▸ Source data:

====

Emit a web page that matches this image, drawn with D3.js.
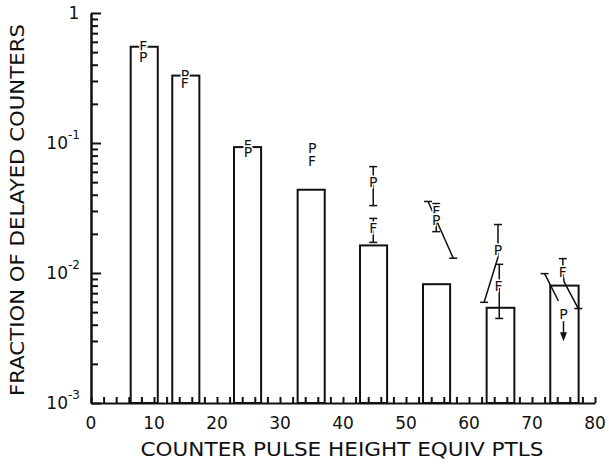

====

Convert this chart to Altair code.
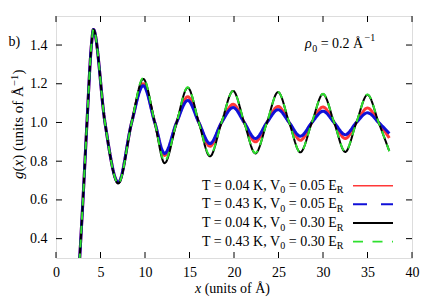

====

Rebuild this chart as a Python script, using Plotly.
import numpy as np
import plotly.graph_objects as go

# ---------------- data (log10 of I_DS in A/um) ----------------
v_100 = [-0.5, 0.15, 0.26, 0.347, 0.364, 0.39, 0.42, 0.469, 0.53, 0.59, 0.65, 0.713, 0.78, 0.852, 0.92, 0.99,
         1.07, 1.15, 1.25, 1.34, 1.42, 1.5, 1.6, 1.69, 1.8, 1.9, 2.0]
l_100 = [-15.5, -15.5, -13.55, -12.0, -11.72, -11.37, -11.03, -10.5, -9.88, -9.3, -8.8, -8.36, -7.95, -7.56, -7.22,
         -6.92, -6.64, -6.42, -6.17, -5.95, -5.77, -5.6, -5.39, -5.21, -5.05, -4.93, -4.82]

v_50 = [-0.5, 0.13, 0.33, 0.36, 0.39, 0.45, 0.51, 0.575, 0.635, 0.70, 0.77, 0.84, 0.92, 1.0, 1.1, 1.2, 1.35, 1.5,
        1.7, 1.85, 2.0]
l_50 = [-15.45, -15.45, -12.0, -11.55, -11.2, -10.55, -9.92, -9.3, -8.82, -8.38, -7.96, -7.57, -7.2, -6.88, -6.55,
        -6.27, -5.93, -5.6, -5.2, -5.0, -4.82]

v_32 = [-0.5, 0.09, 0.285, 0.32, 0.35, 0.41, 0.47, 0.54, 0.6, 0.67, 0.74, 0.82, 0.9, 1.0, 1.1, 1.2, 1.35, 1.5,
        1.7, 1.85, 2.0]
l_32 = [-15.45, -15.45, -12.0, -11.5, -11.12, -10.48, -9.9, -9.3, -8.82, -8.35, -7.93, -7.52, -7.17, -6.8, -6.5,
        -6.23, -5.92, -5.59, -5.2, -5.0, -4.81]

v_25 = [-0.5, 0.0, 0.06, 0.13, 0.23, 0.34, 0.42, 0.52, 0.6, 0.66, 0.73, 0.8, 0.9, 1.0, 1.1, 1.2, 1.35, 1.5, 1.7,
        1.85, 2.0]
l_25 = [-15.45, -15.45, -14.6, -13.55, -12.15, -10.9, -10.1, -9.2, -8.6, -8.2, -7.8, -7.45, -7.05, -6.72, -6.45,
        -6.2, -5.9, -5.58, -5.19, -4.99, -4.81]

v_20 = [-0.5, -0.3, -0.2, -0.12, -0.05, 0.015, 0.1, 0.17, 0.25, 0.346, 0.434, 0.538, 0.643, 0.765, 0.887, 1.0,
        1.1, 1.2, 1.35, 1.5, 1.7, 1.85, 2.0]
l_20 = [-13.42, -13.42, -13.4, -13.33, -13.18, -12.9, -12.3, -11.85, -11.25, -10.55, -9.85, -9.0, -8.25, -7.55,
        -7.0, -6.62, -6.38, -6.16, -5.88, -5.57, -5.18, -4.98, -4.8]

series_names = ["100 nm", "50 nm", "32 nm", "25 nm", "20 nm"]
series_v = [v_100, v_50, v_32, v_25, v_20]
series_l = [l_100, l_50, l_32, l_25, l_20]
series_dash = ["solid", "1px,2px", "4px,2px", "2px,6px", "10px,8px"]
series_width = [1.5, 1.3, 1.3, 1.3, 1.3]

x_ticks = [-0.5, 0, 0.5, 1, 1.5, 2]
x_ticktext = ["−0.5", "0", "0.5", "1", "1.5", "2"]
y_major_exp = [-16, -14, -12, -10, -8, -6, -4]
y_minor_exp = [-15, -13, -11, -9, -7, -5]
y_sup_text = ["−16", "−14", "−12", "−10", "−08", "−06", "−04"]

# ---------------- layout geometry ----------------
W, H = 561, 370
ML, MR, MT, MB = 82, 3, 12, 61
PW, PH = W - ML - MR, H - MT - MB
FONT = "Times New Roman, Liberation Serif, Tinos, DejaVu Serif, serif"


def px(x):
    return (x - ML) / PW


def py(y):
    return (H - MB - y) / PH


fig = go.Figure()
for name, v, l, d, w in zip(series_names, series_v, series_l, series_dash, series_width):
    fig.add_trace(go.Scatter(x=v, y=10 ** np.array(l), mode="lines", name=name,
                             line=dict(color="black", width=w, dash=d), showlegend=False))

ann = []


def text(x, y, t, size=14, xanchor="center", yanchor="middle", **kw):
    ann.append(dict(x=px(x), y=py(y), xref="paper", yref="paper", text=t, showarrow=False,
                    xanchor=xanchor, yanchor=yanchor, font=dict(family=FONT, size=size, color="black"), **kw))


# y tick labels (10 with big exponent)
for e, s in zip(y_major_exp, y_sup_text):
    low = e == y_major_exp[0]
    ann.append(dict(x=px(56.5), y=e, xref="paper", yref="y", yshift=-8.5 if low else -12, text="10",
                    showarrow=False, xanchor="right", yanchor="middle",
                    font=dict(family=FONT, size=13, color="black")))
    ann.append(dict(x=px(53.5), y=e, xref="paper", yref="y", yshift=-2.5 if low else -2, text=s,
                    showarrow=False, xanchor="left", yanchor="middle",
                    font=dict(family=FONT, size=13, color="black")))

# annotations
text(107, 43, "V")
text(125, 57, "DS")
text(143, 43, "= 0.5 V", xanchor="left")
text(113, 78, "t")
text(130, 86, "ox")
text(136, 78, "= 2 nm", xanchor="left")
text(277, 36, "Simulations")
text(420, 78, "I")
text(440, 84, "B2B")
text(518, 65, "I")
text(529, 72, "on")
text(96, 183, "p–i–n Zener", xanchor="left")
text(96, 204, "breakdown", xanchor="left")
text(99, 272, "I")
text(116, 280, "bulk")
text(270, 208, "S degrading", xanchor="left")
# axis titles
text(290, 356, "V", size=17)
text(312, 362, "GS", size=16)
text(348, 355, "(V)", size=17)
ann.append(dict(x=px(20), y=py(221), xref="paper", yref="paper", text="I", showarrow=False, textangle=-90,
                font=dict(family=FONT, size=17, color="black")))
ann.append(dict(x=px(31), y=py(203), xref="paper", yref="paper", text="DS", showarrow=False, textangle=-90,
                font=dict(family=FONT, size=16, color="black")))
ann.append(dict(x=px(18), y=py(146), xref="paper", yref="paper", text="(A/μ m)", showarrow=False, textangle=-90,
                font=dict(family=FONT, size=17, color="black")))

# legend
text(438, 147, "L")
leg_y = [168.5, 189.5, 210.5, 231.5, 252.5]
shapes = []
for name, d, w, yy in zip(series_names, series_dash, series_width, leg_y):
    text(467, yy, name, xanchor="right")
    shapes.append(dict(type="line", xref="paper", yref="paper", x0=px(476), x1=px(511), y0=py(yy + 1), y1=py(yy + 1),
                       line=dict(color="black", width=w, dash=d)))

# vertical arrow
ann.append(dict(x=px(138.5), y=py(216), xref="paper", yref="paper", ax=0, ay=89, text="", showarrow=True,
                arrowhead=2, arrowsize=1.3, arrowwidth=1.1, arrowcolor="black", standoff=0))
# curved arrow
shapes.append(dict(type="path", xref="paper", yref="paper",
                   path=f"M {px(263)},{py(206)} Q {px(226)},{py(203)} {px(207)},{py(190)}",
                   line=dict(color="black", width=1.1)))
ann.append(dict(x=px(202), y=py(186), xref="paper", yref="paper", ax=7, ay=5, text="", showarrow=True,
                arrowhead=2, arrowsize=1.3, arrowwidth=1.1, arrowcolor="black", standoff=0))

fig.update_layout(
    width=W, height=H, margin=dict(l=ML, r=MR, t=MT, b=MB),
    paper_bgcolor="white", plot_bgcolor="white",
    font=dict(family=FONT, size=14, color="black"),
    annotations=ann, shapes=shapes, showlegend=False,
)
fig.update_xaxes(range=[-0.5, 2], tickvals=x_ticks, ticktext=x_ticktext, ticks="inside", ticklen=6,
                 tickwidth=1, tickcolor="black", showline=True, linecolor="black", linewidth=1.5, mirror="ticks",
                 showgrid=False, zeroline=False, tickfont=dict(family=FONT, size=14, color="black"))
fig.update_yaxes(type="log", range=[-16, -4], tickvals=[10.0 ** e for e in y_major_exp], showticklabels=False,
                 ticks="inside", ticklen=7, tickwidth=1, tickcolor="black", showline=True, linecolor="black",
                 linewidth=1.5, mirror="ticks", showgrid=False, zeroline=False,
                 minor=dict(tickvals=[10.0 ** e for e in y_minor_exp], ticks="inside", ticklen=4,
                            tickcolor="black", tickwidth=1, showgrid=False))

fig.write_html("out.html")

====

▸ Directions for this task:
Write out only the lines that run from the line containing "Rebuild this chart" through the line containing "-6.23, -5.92, -5.59, -5.2, -5.0, -4.81]", both included, exactly as they appear above.

▸ Correct output:
Rebuild this chart as a Python script, using Plotly.
import numpy as np
import plotly.graph_objects as go

# ---------------- data (log10 of I_DS in A/um) ----------------
v_100 = [-0.5, 0.15, 0.26, 0.347, 0.364, 0.39, 0.42, 0.469, 0.53, 0.59, 0.65, 0.713, 0.78, 0.852, 0.92, 0.99,
         1.07, 1.15, 1.25, 1.34, 1.42, 1.5, 1.6, 1.69, 1.8, 1.9, 2.0]
l_100 = [-15.5, -15.5, -13.55, -12.0, -11.72, -11.37, -11.03, -10.5, -9.88, -9.3, -8.8, -8.36, -7.95, -7.56, -7.22,
         -6.92, -6.64, -6.42, -6.17, -5.95, -5.77, -5.6, -5.39, -5.21, -5.05, -4.93, -4.82]

v_50 = [-0.5, 0.13, 0.33, 0.36, 0.39, 0.45, 0.51, 0.575, 0.635, 0.70, 0.77, 0.84, 0.92, 1.0, 1.1, 1.2, 1.35, 1.5,
        1.7, 1.85, 2.0]
l_50 = [-15.45, -15.45, -12.0, -11.55, -11.2, -10.55, -9.92, -9.3, -8.82, -8.38, -7.96, -7.57, -7.2, -6.88, -6.55,
        -6.27, -5.93, -5.6, -5.2, -5.0, -4.82]

v_32 = [-0.5, 0.09, 0.285, 0.32, 0.35, 0.41, 0.47, 0.54, 0.6, 0.67, 0.74, 0.82, 0.9, 1.0, 1.1, 1.2, 1.35, 1.5,
        1.7, 1.85, 2.0]
l_32 = [-15.45, -15.45, -12.0, -11.5, -11.12, -10.48, -9.9, -9.3, -8.82, -8.35, -7.93, -7.52, -7.17, -6.8, -6.5,
        -6.23, -5.92, -5.59, -5.2, -5.0, -4.81]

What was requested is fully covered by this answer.